▶ Written problem
Without the pictures, return exactly the lines from the one with "Give me the Bokeh source for this chart." through the one with "from bokeh.resources import INLINE". Both end lines belong in the copy.

***** Excerpted data

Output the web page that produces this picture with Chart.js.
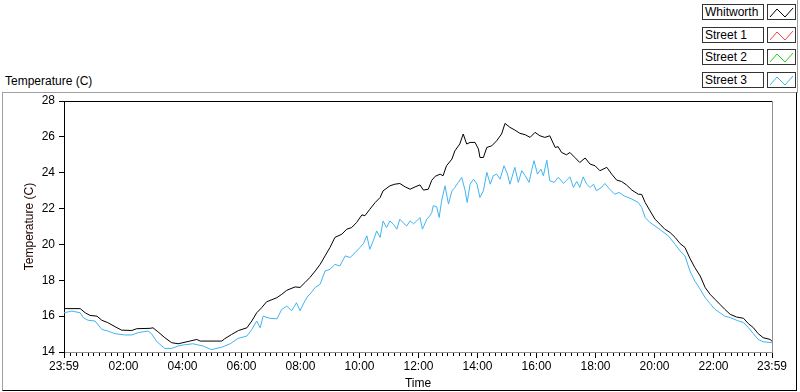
<!DOCTYPE html>
<html>
<head>
<meta charset="utf-8">
<script src="https://cdn.jsdelivr.net/npm/chart.js@4.4.1/dist/chart.umd.min.js"></script>
<style>
  html, body { margin: 0; padding: 0; background: #fff; }
  body { width: 800px; height: 392px; position: relative; overflow: hidden;
         font-family: "Liberation Sans", Arial, sans-serif; font-size: 12px; color: #000; }
  .frame { position: absolute; left: 2px; top: 92px; width: 793px; height: 297px;
           border-left: 1px solid #a0a0a0; border-top: 1px solid #a0a0a0;
           border-right: 1px solid #000; border-bottom: 1px solid #000; }
  .legend-edge { position: absolute; left: 797px; top: 0; width: 1px; height: 93px; background: #a0a0a0; }
  .chart-title { position: absolute; left: 5px; top: 74px; }
  canvas { position: absolute; left: 0; top: 0; }
  .lg-text { position: absolute; left: 702px; width: 58px; height: 14px; line-height: 14px;
             padding-left: 2px; border: 1px solid #333; background: #fff; white-space: nowrap; }
  .lg-icon { position: absolute; left: 767px; width: 27px; height: 14px; border: 1px solid #333; background: #fff; }
  .lg-icon svg { display: block; }
</style>
</head>
<body>
<div class="frame"></div>
<div class="legend-edge"></div>
<div class="chart-title">Temperature (C)</div>
<canvas id="chart" width="800" height="392"></canvas>
<div id="legend"></div>
<script>
// minutes after 23:59 of previous day
const tickMinutes = [0, 121, 241, 361, 481, 601, 721, 841, 961, 1081, 1201, 1321, 1440];
const tickLabels = ['23:59', '02:00', '04:00', '06:00', '08:00', '10:00', '12:00', '14:00', '16:00', '18:00', '20:00', '22:00', '23:59'];
const yTicks = [14, 16, 18, 20, 22, 24, 26, 28];

const seriesNames = ['Whitworth', 'Street 1', 'Street 2', 'Street 3'];
const seriesColors = ['#000000', '#ff4040', '#20d020', '#40b4f0'];

const whitworthMin = [0,33,43,53,67,77,89,104,117,138,148,175,181,191,205,219,232,242,256,270,
  277,297,321,327,341,355,372,382,392,402,412,433,443,453,470,480,490,500,511,521,
  531,541,551,565,575,585,595,606,612,622,633,643,649,663,673,683,694,704,714,724,
  731,741,748,755,765,771,778,789,795,805,812,819,826,836,843,846,853,860,870,880,
  890,897,907,917,927,938,948,958,968,978,988,999,1005,1012,1022,1029,1039,1049,1060,1070,
  1080,1090,1104,1114,1124,1134,1144,1155,1168,1175,1182,1192,1202,1212,1222,1233,1243,1253,1263,1273,
  1283,1294,1304,1314,1324,1334,1344,1355,1368,1382,1392,1402,1412,1422,1436,1440];
const whitworthTemp = [16.42,16.42,16.19,16.04,16.0,15.77,15.64,15.41,15.22,15.2,15.3,15.32,15.35,15.13,14.8,14.52,14.46,14.52,14.61,14.7,
  14.61,14.61,14.61,14.74,14.98,15.2,15.35,15.73,16.19,16.47,16.8,17.03,17.22,17.44,17.63,17.6,17.87,18.15,18.52,18.89,
  19.36,19.83,20.39,20.57,20.85,20.94,21.22,21.65,21.6,21.96,22.34,22.62,22.99,23.27,23.36,23.4,23.21,23.08,23.21,23.32,
  23.03,23.08,23.58,23.8,23.92,23.83,24.39,24.76,25.22,25.6,26.16,25.6,25.69,25.69,25.32,24.85,24.85,25.41,25.5,25.78,
  26.16,26.75,26.53,26.38,26.2,26.12,25.97,26.25,26.06,25.97,26.06,25.41,25.45,25.13,25.0,25.13,24.85,24.57,24.82,24.48,
  24.39,24.11,24.3,23.92,23.59,23.51,23.32,23.03,22.8,22.79,22.34,21.87,21.41,21.13,20.85,20.66,20.39,20.05,19.83,19.23,
  18.71,18.24,17.6,17.22,16.94,16.66,16.38,16.1,15.95,15.88,15.58,15.36,15.02,14.8,14.7,14.6];

const street3Min = [0,16,33,39,49,63,77,89,104,124,138,151,171,178,189,205,219,232,242,262,
  283,300,321,338,354,372,382,392,399,405,419,433,443,453,463,473,480,490,496,500,
  511,521,531,541,551,561,572,582,592,602,609,616,622,629,636,643,649,656,663,670,
  677,683,690,697,704,711,717,724,729,738,744,748,751,758,763,768,775,782,789,795,
  802,809,816,820,826,833,840,846,853,860,867,873,880,887,895,902,907,917,924,931,
  938,946,951,956,963,970,975,982,988,997,1005,1009,1016,1022,1029,1036,1043,1049,1056,1063,
  1070,1077,1083,1094,1100,1110,1120,1129,1139,1155,1168,1175,1182,1192,1202,1216,1229,1243,1253,1263,
  1273,1283,1294,1304,1314,1324,1334,1344,1355,1368,1382,1392,1402,1412,1422,1440];
const street3Temp = [16.19,16.28,16.19,15.92,15.77,15.73,15.26,15.17,15.02,14.95,14.95,15.08,15.17,15.02,14.57,14.2,14.2,14.33,14.39,14.46,
  14.33,14.13,14.27,14.46,14.76,14.89,15.26,15.73,15.35,16.0,15.88,15.85,16.38,16.56,16.3,16.75,16.3,16.85,17.12,17.22,
  17.6,17.78,18.52,18.61,18.89,18.8,19.36,19.27,19.54,19.83,20.05,20.48,19.73,20.2,20.75,20.39,21.31,20.94,21.31,21.13,
  20.85,21.41,21.2,21.03,21.31,21.15,21.3,21.5,20.85,21.41,21.6,21.78,22.16,22.1,21.5,22.43,23.27,22.25,22.99,23.18,
  23.46,23.74,22.99,22.34,23.36,23.64,23.36,22.62,22.99,24.02,23.36,23.83,23.92,23.64,24.39,23.92,23.36,24.3,23.46,24.11,
  23.83,23.46,24.11,24.67,23.92,24.2,23.83,24.7,23.55,23.46,23.74,23.64,23.4,23.58,23.77,23.18,23.51,23.18,23.77,23.36,
  23.18,23.36,22.99,23.2,23.4,23.08,22.8,22.9,22.71,22.53,22.34,22.06,21.5,21.22,21.03,20.75,20.48,20.0,19.64,19.36,
  18.52,17.96,17.5,17.03,16.7,16.38,16.19,16.0,15.92,15.77,15.64,15.36,15.02,14.7,14.57,14.52];

const street1Min = [], street1Temp = [];
const street2Min = [], street2Temp = [];

const zip = (xs, ys) => xs.map((x, i) => ({ x: x, y: ys[i] }));

// minor ticks every 12 minutes, aligned with 00:00
const minorTicks = [];
for (let m = 1; m < 1440; m += 12) minorTicks.push(m);

const plotFrame = {
  id: 'plotFrame',
  afterDraw(chart) {
    const { ctx, chartArea: a } = chart;
    ctx.save();
    ctx.lineWidth = 1;
    ctx.strokeStyle = '#000';
    ctx.beginPath();
    ctx.moveTo(a.left, Math.floor(a.top) + 0.5);
    ctx.lineTo(a.right, Math.floor(a.top) + 0.5);
    ctx.stroke();
    ctx.strokeStyle = '#909090';
    ctx.beginPath();
    ctx.moveTo(Math.floor(a.right) + 0.5, a.top);
    ctx.lineTo(Math.floor(a.right) + 0.5, a.bottom);
    ctx.stroke();
    ctx.restore();
  }
};

const font = { family: '"Liberation Sans", Arial, sans-serif', size: 12 };

new Chart(document.getElementById('chart'), {
  type: 'line',
  data: {
    datasets: [
      { label: seriesNames[0], data: zip(whitworthMin, whitworthTemp), borderColor: seriesColors[0] },
      { label: seriesNames[1], data: zip(street1Min, street1Temp), borderColor: seriesColors[1] },
      { label: seriesNames[2], data: zip(street2Min, street2Temp), borderColor: seriesColors[2] },
      { label: seriesNames[3], data: zip(street3Min, street3Temp), borderColor: seriesColors[3] }
    ]
  },
  options: {
    responsive: false,
    animation: false,
    layout: { padding: { left: 22, top: 101, right: 28, bottom: 1 } },
    elements: { point: { radius: 0 }, line: { borderWidth: 1, tension: 0 } },
    plugins: { legend: { display: false }, tooltip: { enabled: false } },
    scales: {
      x: {
        type: 'linear', min: 0, max: 1440,
        afterBuildTicks: s => { s.ticks = tickMinutes.map(v => ({ value: v })); },
        afterFit: s => { s.height = 39; },
        ticks: {
          autoSkip: false, maxRotation: 0, padding: 1, color: '#000', font: font,
          callback: v => tickLabels[tickMinutes.indexOf(v)]
        },
        grid: { drawOnChartArea: false, drawTicks: true, tickLength: 6, tickColor: '#000' },
        border: { display: true, color: '#909090' },
        title: { display: true, text: 'Time', color: '#000', font: font, padding: { top: 0, bottom: 0 } }
      },
      xm: {
        type: 'linear', min: 0, max: 1440, position: { y: 14 },
        afterBuildTicks: s => { s.ticks = minorTicks.map(v => ({ value: v })); },
        ticks: { display: false },
        grid: { drawOnChartArea: false, drawTicks: true, tickLength: 4, tickColor: '#000' },
        border: { display: false }
      },
      y: {
        min: 14, max: 28,
        afterBuildTicks: s => { s.ticks = yTicks.map(v => ({ value: v })); },
        afterFit: s => { s.width = 42; },
        ticks: { padding: 4, color: '#000', font: font },
        grid: { drawOnChartArea: false, drawTicks: true, tickLength: 5, tickColor: '#000' },
        border: { display: true, color: '#000' },
        title: { display: true, text: 'Temperature (C)', color: '#200000', font: font, padding: { top: 0, bottom: 0 } }
      }
    }
  },
  plugins: [plotFrame]
});

// legend boxes, drawn like the instrument panel legend
const legend = document.getElementById('legend');
seriesNames.forEach((name, i) => {
  const top = 4 + Math.round(i * 22.6);
  const t = document.createElement('div');
  t.className = 'lg-text';
  t.style.top = top + 'px';
  t.textContent = name;
  legend.appendChild(t);
  const ic = document.createElement('div');
  ic.className = 'lg-icon';
  ic.style.top = top + 'px';
  ic.innerHTML = '<svg width="27" height="14"><polyline points="2,12 9,4 17,12 25,3" fill="none" stroke="' +
    seriesColors[i] + '" stroke-width="1"/></svg>';
  legend.appendChild(ic);
});
</script>
</body>
</html>
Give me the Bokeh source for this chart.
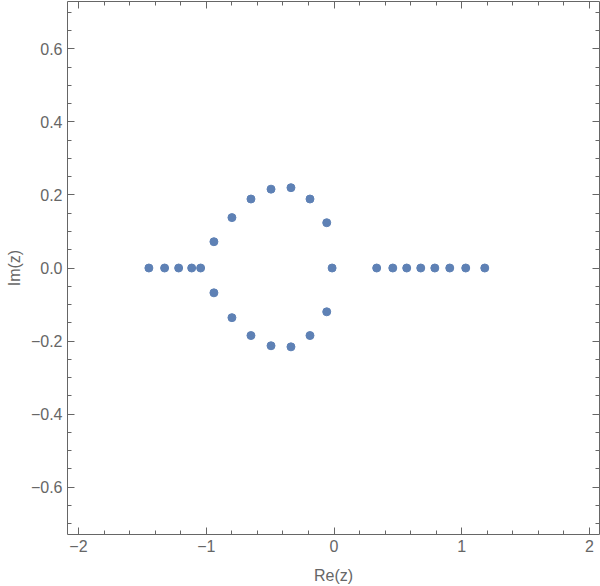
import numpy as np
from bokeh.plotting import figure
from bokeh.models import FixedTicker, LinearAxis, Range1d, ColumnDataSource
from bokeh.embed import file_html
from bokeh.resources import INLINE

# Data: roots in the complex plane
re_vals = [-1.449, -1.326, -1.216, -1.114, -1.044,
           -0.940, -0.799, -0.650, -0.493, -0.337, -0.188, -0.057,
           -0.015,
           -0.940, -0.799, -0.650, -0.493, -0.337, -0.188, -0.057,
           0.334, 0.460, 0.569, 0.679, 0.789, 0.906, 1.031, 1.180]
im_vals = [0.0, 0.0, 0.0, 0.0, 0.0,
           0.072, 0.138, 0.189, 0.216, 0.220, 0.189, 0.124,
           0.0,
           -0.068, -0.136, -0.185, -0.213, -0.216, -0.185, -0.120,
           0.0, 0.0, 0.0, 0.0, 0.0, 0.0, 0.0, 0.0]

x_ticks = [-2, -1, 0, 1, 2]
x_tick_labels = ["\u22122", "\u22121", "0", "1", "2"]
y_ticks = [-0.6, -0.4, -0.2, 0.0, 0.2, 0.4, 0.6]
y_tick_labels = ["\u22120.6", "\u22120.4", "\u22120.2", "0.0", "0.2", "0.4", "0.6"]
x_minor = [round(v, 2) for v in np.arange(-2.2, 2.21, 0.2)]
y_minor = [round(v, 3) for v in np.arange(-0.75, 0.751, 0.05)]

AX = "#666666"
FONT = "Liberation Sans"

p = figure(width=600, height=586, output_backend="svg", toolbar_location=None,
           x_range=Range1d(-2.086, 2.078), y_range=Range1d(-0.73, 0.73),
           min_border_left=67, min_border_right=1, min_border_top=1, min_border_bottom=52)
p.xgrid.visible = False
p.ygrid.visible = False
p.outline_line_color = AX
p.outline_line_width = 1
p.background_fill_color = "white"
p.border_fill_color = "white"

src = ColumnDataSource(data=dict(x=re_vals, y=im_vals))
p.scatter("x", "y", source=src, size=8, fill_color="#5E81B5", line_color="#5E81B5")

def style_axis(ax, ticks, minor, labels, show_labels):
    ax.ticker = FixedTicker(ticks=ticks, minor_ticks=minor)
    ax.axis_line_color = None
    ax.major_tick_line_color = AX
    ax.minor_tick_line_color = AX
    ax.major_tick_in = 7
    ax.major_tick_out = 0
    ax.minor_tick_in = 4
    ax.minor_tick_out = 0
    if show_labels:
        ax.major_label_overrides = {t: l for t, l in zip(ticks, labels)}
        ax.major_label_text_font = FONT
        ax.major_label_text_font_size = "16px"
        ax.major_label_text_color = AX
    else:
        ax.major_label_text_font_size = "0px"
        ax.major_label_text_color = None

xa = p.xaxis[0]
style_axis(xa, x_ticks, x_minor, x_tick_labels, True)
xa.major_label_standoff = 5
xa.axis_label = "Re(z)"
xa.axis_label_text_font = FONT
xa.axis_label_text_font_size = "16px"
xa.axis_label_text_font_style = "normal"
xa.axis_label_text_color = AX
xa.axis_label_standoff = 12

ya = p.yaxis[0]
style_axis(ya, y_ticks, y_minor, y_tick_labels, True)
ya.major_label_standoff = 5
ya.axis_label = "Im(z)"
ya.axis_label_text_font = FONT
ya.axis_label_text_font_size = "16px"
ya.axis_label_text_font_style = "normal"
ya.axis_label_text_color = AX
ya.axis_label_standoff = 5

top = LinearAxis()
style_axis(top, x_ticks, x_minor, x_tick_labels, False)
p.add_layout(top, "above")
right = LinearAxis()
style_axis(right, y_ticks, y_minor, y_tick_labels, False)
p.add_layout(right, "right")

open("out.html", "w").write(file_html(p, INLINE))
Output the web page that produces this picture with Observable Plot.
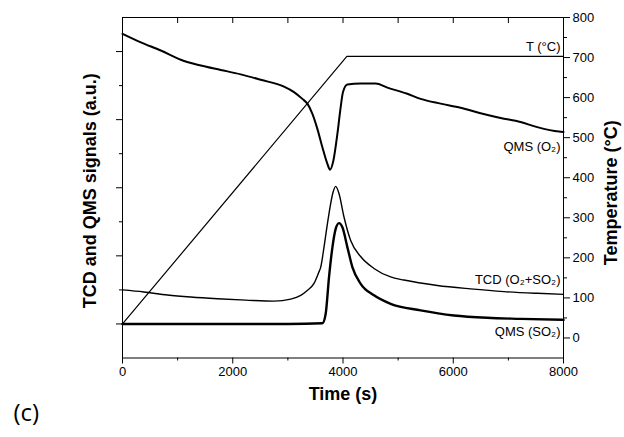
<!DOCTYPE html>
<html><head><meta charset="utf-8">
<script src="https://cdn.jsdelivr.net/npm/d3@7"></script>
<script src="https://cdn.jsdelivr.net/npm/@observablehq/plot@0.6"></script>
<style>body{margin:0;background:#fff}#chart svg{display:block}</style>
</head><body><div id="chart"></div>
<script>
// Temperature programme (°C)
const tempTime = [0, 4070, 8000];
const tempValue = [35, 703, 703];

// QMS (O2) signal, a.u.
const o2Time = [0,332,695,1057,1420,1782,2145,2508,2930,3111,3263,3354,3445,3535,3626,3717,3764,3826,3898,3958,4000,4080,4321,4593,4805,5167,5408,5771,6133,6496,6859,7221,7524,7916,8000];
const o2Signal = [9.52,9.27,9.03,8.76,8.59,8.46,8.33,8.17,7.97,7.81,7.61,7.47,7.17,6.73,6.19,5.70,5.53,5.80,6.58,7.37,7.81,8.03,8.06,8.06,7.94,7.76,7.61,7.47,7.35,7.19,7.05,6.93,6.78,6.65,6.64];

// TCD (O2+SO2) signal, a.u.
const tcdTime = [0,386,816,1238,1722,2236,2749,3052,3233,3341,3474,3559,3595,3655,3704,3746,3818,3867,3927,4018,4139,4320,4562,4864,5105,5711,6314,6918,7524,8000];
const tcdSignal = [2.00,1.94,1.85,1.79,1.74,1.70,1.67,1.73,1.84,1.97,2.19,2.51,2.66,3.25,3.80,4.24,4.86,5.04,4.83,4.14,3.45,2.98,2.63,2.38,2.29,2.13,2.03,1.95,1.90,1.87];

// QMS (SO2) signal, a.u.
const so2Time = [0,1000,2000,3000,3626,3686,3746,3808,3867,3927,3989,4080,4170,4321,4562,4864,5408,6012,6617,7221,8000];
const so2Signal = [1.00,1.00,1.00,1.00,1.02,1.30,2.37,3.25,3.79,3.96,3.84,3.25,2.67,2.18,1.84,1.59,1.40,1.25,1.18,1.15,1.12];

// Ticks
const xMajorTicks = [0, 2000, 4000, 6000, 8000];
const xMinorTicks = [1000, 3000, 5000, 7000];
const xTopTicks = [1000, 2000, 3000, 4000, 5000, 6000, 7000];
const leftMajorTicks = [1, 3, 5, 7, 9];       // a.u.
const leftMinorTicks = [2, 4, 6, 8];          // a.u.
const tempMajorTicks = [0, 100, 200, 300, 400, 500, 600, 700, 800];
const tempMinorTicks = [50, 150, 250, 350, 450, 550, 650, 750];

// Series labels and their level (a.u.)
const seriesLabels = ["T (°C)", "QMS (O₂)", "TCD (O₂+SO₂)", "QMS (SO₂)"];
const seriesLabelLevel = [9.13, 6.19, 2.30, 0.76];

// a.u. (0..10 on the left axis) -> temperature-axis units (-50..800)
const auToY = v => -50 + 85 * v;
const rows = (ts, vs, f) => ts.map((t, i) => ({t, y: f(vs[i])}));

const tempRows = rows(tempTime, tempValue, d => d);
const o2Rows = rows(o2Time, o2Signal, auToY);
const tcdRows = rows(tcdTime, tcdSignal, auToY);
const so2Rows = rows(so2Time, so2Signal, auToY);
const labelRows = seriesLabels.map((label, i) => ({label, y: auToY(seriesLabelLevel[i])}));
const blank = () => "";
const plain = d => String(d);

const chart = Plot.plot({
  width: 624, height: 437,
  marginLeft: 122, marginRight: 61, marginTop: 17, marginBottom: 79.5,
  style: {fontFamily: "'Liberation Sans', Arial, sans-serif", fontSize: "13px", color: "black", background: "white", overflow: "visible"},
  x: {domain: [0, 8000]},
  y: {domain: [-50, 800]},
  marks: [
    Plot.line(tempRows, {x: "t", y: "y", stroke: "black", strokeWidth: 1.2}),
    Plot.line(o2Rows, {x: "t", y: "y", stroke: "black", strokeWidth: 2, curve: "monotone-x"}),
    Plot.line(tcdRows, {x: "t", y: "y", stroke: "black", strokeWidth: 1.4, curve: "monotone-x"}),
    Plot.line(so2Rows, {x: "t", y: "y", stroke: "black", strokeWidth: 2.4, curve: "monotone-x"}),
    Plot.axisX({ticks: xMajorTicks, anchor: "bottom", tickSize: 6, tickPadding: 3, tickFormat: plain, label: null}),
    Plot.axisX({ticks: xMinorTicks, anchor: "bottom", tickSize: 3, tickFormat: blank, label: null}),
    Plot.axisX({ticks: xTopTicks, anchor: "top", tickSize: -5, tickFormat: blank, label: null}),
    Plot.axisY({ticks: leftMajorTicks.map(auToY), anchor: "left", tickSize: 6, tickFormat: blank, label: null}),
    Plot.axisY({ticks: leftMinorTicks.map(auToY), anchor: "left", tickSize: 3, tickFormat: blank, label: null}),
    Plot.axisY({ticks: tempMajorTicks, anchor: "right", tickSize: 6, tickPadding: 3, tickFormat: plain, label: null}),
    Plot.axisY({ticks: tempMinorTicks, anchor: "right", tickSize: 3, tickFormat: blank, label: null}),
    Plot.frame({stroke: "black", strokeWidth: 1}),
    Plot.text(labelRows, {y: "y", text: "label", frameAnchor: "right", textAnchor: "end", dx: -3, fontSize: 13}),
    Plot.text(["Time (s)"], {frameAnchor: "bottom", dy: 42, fontWeight: "bold", fontSize: 18}),
    Plot.text(["TCD and QMS signals (a.u.)"], {frameAnchor: "left", textAnchor: "middle", rotate: -90, dx: -32, dy: 3, fontWeight: "bold", fontSize: 18}),
    Plot.text(["Temperature (°C)"], {frameAnchor: "right", textAnchor: "middle", rotate: -90, dx: 48, dy: 5, fontWeight: "bold", fontSize: 18}),
    Plot.text(["(c)"], {frameAnchor: "bottom-left", textAnchor: "start", dx: -109, dy: 63, fontSize: 24, fontFamily: "'Open Sans', sans-serif"})
  ]
});
document.getElementById("chart").appendChild(chart);
</script>
</body></html>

**********

▶ Finished task
Give me the Bokeh source for this chart.
import numpy as np
from bokeh.plotting import figure
from bokeh.models import FixedTicker, LinearAxis, Range1d, ColumnDataSource
from bokeh.embed import file_html
from bokeh.resources import INLINE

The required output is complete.